Pictures stay out of the copy; restate everything else in the material exactly.
·····
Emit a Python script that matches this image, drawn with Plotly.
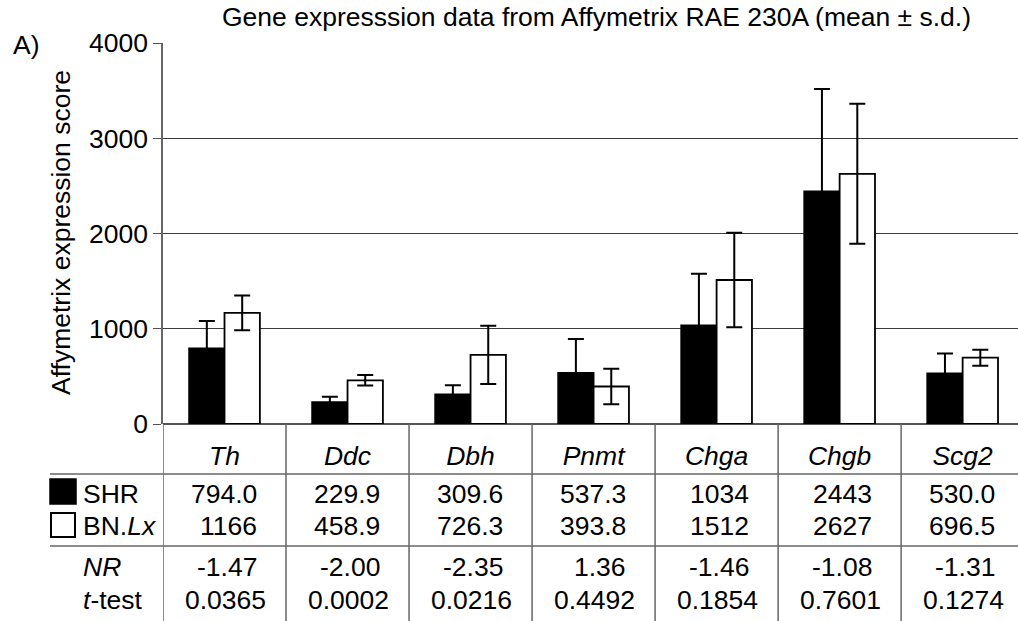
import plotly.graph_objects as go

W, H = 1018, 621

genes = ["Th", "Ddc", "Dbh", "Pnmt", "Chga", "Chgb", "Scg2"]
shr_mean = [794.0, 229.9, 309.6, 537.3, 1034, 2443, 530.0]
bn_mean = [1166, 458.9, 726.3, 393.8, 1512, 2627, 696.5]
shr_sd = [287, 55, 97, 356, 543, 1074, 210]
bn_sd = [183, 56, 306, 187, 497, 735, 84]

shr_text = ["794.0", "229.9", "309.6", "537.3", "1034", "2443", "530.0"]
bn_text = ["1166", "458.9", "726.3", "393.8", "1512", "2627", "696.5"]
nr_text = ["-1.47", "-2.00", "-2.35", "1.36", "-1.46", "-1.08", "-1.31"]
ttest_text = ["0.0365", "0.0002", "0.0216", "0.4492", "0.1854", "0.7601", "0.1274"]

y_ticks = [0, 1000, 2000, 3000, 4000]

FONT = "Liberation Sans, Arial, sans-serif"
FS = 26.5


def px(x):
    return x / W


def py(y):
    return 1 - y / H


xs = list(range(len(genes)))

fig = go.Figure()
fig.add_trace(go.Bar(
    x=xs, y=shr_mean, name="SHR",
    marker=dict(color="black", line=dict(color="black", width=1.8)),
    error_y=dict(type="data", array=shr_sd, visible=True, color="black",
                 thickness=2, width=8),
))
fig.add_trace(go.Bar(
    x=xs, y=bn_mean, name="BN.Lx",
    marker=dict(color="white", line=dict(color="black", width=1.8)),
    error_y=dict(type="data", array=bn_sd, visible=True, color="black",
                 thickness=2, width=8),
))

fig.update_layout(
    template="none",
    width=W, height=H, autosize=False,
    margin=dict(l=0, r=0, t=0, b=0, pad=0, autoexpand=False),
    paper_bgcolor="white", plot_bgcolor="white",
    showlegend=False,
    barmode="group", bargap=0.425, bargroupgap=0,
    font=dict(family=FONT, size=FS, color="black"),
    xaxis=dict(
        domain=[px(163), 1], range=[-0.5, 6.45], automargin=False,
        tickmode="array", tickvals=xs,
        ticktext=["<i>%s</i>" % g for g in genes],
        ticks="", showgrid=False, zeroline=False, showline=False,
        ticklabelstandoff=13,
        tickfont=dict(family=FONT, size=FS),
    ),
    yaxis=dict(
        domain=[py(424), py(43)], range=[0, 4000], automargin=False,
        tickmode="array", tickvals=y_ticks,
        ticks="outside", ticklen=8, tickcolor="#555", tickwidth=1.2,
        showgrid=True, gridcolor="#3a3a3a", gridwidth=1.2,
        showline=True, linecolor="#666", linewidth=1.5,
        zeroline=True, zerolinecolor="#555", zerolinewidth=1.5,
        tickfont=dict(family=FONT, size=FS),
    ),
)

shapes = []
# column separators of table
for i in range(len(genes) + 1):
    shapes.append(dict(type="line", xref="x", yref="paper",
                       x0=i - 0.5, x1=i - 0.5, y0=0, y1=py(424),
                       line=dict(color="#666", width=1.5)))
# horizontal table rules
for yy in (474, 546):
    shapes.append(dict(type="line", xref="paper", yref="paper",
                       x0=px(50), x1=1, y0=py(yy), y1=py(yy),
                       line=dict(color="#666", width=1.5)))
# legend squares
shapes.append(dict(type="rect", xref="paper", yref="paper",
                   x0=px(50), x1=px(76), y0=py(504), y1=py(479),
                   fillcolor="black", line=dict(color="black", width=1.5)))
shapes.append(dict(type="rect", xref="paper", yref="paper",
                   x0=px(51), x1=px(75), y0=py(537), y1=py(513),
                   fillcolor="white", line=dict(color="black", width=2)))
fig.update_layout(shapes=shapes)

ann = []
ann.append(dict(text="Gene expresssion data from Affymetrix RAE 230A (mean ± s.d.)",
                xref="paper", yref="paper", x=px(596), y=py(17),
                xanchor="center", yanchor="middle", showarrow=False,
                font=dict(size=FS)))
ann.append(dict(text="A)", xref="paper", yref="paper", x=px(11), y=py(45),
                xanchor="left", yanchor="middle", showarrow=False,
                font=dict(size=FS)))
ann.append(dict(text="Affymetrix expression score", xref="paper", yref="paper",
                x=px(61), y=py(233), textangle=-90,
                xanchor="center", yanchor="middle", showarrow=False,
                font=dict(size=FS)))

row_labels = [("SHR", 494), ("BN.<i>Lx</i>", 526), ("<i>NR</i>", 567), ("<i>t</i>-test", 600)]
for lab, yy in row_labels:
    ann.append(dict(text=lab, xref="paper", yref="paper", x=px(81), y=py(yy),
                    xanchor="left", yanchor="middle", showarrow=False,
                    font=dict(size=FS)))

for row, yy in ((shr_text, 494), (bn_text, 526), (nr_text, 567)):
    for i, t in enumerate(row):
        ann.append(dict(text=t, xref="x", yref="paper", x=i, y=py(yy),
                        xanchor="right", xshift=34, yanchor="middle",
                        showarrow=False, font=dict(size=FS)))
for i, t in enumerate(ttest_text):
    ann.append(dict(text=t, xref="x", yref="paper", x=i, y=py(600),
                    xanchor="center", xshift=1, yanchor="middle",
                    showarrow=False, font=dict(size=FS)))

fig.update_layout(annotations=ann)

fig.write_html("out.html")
·····
> **Answer to this exercise**:
Emit a Python script that matches this image, drawn with Plotly.
import plotly.graph_objects as go

W, H = 1018, 621

genes = ["Th", "Ddc", "Dbh", "Pnmt", "Chga", "Chgb", "Scg2"]
shr_mean = [794.0, 229.9, 309.6, 537.3, 1034, 2443, 530.0]
bn_mean = [1166, 458.9, 726.3, 393.8, 1512, 2627, 696.5]
shr_sd = [287, 55, 97, 356, 543, 1074, 210]
bn_sd = [183, 56, 306, 187, 497, 735, 84]

shr_text = ["794.0", "229.9", "309.6", "537.3", "1034", "2443", "530.0"]
bn_text = ["1166", "458.9", "726.3", "393.8", "1512", "2627", "696.5"]
nr_text = ["-1.47", "-2.00", "-2.35", "1.36", "-1.46", "-1.08", "-1.31"]
ttest_text = ["0.0365", "0.0002", "0.0216", "0.4492", "0.1854", "0.7601", "0.1274"]

y_ticks = [0, 1000, 2000, 3000, 4000]

FONT = "Liberation Sans, Arial, sans-serif"
FS = 26.5


def px(x):
    return x / W


def py(y):
    return 1 - y / H


xs = list(range(len(genes)))

fig = go.Figure()
fig.add_trace(go.Bar(
    x=xs, y=shr_mean, name="SHR",
    marker=dict(color="black", line=dict(color="black", width=1.8)),
    error_y=dict(type="data", array=shr_sd, visible=True, color="black",
                 thickness=2, width=8),
))
fig.add_trace(go.Bar(
    x=xs, y=bn_mean, name="BN.Lx",
    marker=dict(color="white", line=dict(color="black", width=1.8)),
    error_y=dict(type="data", array=bn_sd, visible=True, color="black",
                 thickness=2, width=8),
))

fig.update_layout(
    template="none",
    width=W, height=H, autosize=False,
    margin=dict(l=0, r=0, t=0, b=0, pad=0, autoexpand=False),
    paper_bgcolor="white", plot_bgcolor="white",
    showlegend=False,
    barmode="group", bargap=0.425, bargroupgap=0,
    font=dict(family=FONT, size=FS, color="black"),
    xaxis=dict(
        domain=[px(163), 1], range=[-0.5, 6.45], automargin=False,
        tickmode="array", tickvals=xs,
        ticktext=["<i>%s</i>" % g for g in genes],
        ticks="", showgrid=False, zeroline=False, showline=False,
        ticklabelstandoff=13,
        tickfont=dict(family=FONT, size=FS),
    ),
    yaxis=dict(
        domain=[py(424), py(43)], range=[0, 4000], automargin=False,
        tickmode="array", tickvals=y_ticks,
        ticks="outside", ticklen=8, tickcolor="#555", tickwidth=1.2,
        showgrid=True, gridcolor="#3a3a3a", gridwidth=1.2,
        showline=True, linecolor="#666", linewidth=1.5,
        zeroline=True, zerolinecolor="#555", zerolinewidth=1.5,
        tickfont=dict(family=FONT, size=FS),
    ),
)

shapes = []
# column separators of table
for i in range(len(genes) + 1):
    shapes.append(dict(type="line", xref="x", yref="paper",
                       x0=i - 0.5, x1=i - 0.5, y0=0, y1=py(424),
                       line=dict(color="#666", width=1.5)))
# horizontal table rules
for yy in (474, 546):
    shapes.append(dict(type="line", xref="paper", yref="paper",
                       x0=px(50), x1=1, y0=py(yy), y1=py(yy),
                       line=dict(color="#666", width=1.5)))
# legend squares
shapes.append(dict(type="rect", xref="paper", yref="paper",
                   x0=px(50), x1=px(76), y0=py(504), y1=py(479),
                   fillcolor="black", line=dict(color="black", width=1.5)))
shapes.append(dict(type="rect", xref="paper", yref="paper",
                   x0=px(51), x1=px(75), y0=py(537), y1=py(513),
                   fillcolor="white", line=dict(color="black", width=2)))
fig.update_layout(shapes=shapes)

ann = []
ann.append(dict(text="Gene expresssion data from Affymetrix RAE 230A (mean ± s.d.)",
                xref="paper", yref="paper", x=px(596), y=py(17),
                xanchor="center", yanchor="middle", showarrow=False,
                font=dict(size=FS)))
ann.append(dict(text="A)", xref="paper", yref="paper", x=px(11), y=py(45),
                xanchor="left", yanchor="middle", showarrow=False,
                font=dict(size=FS)))
ann.append(dict(text="Affymetrix expression score", xref="paper", yref="paper",
                x=px(61), y=py(233), textangle=-90,
                xanchor="center", yanchor="middle", showarrow=False,
                font=dict(size=FS)))

row_labels = [("SHR", 494), ("BN.<i>Lx</i>", 526), ("<i>NR</i>", 567), ("<i>t</i>-test", 600)]
for lab, yy in row_labels:
    ann.append(dict(text=lab, xref="paper", yref="paper", x=px(81), y=py(yy),
                    xanchor="left", yanchor="middle", showarrow=False,
                    font=dict(size=FS)))

for row, yy in ((shr_text, 494), (bn_text, 526), (nr_text, 567)):
    for i, t in enumerate(row):
        ann.append(dict(text=t, xref="x", yref="paper", x=i, y=py(yy),
                        xanchor="right", xshift=34, yanchor="middle",
                        showarrow=False, font=dict(size=FS)))
for i, t in enumerate(ttest_text):
    ann.append(dict(text=t, xref="x", yref="paper", x=i, y=py(600),
                    xanchor="center", xshift=1, yanchor="middle",
                    showarrow=False, font=dict(size=FS)))

fig.update_layout(annotations=ann)

fig.write_html("out.html")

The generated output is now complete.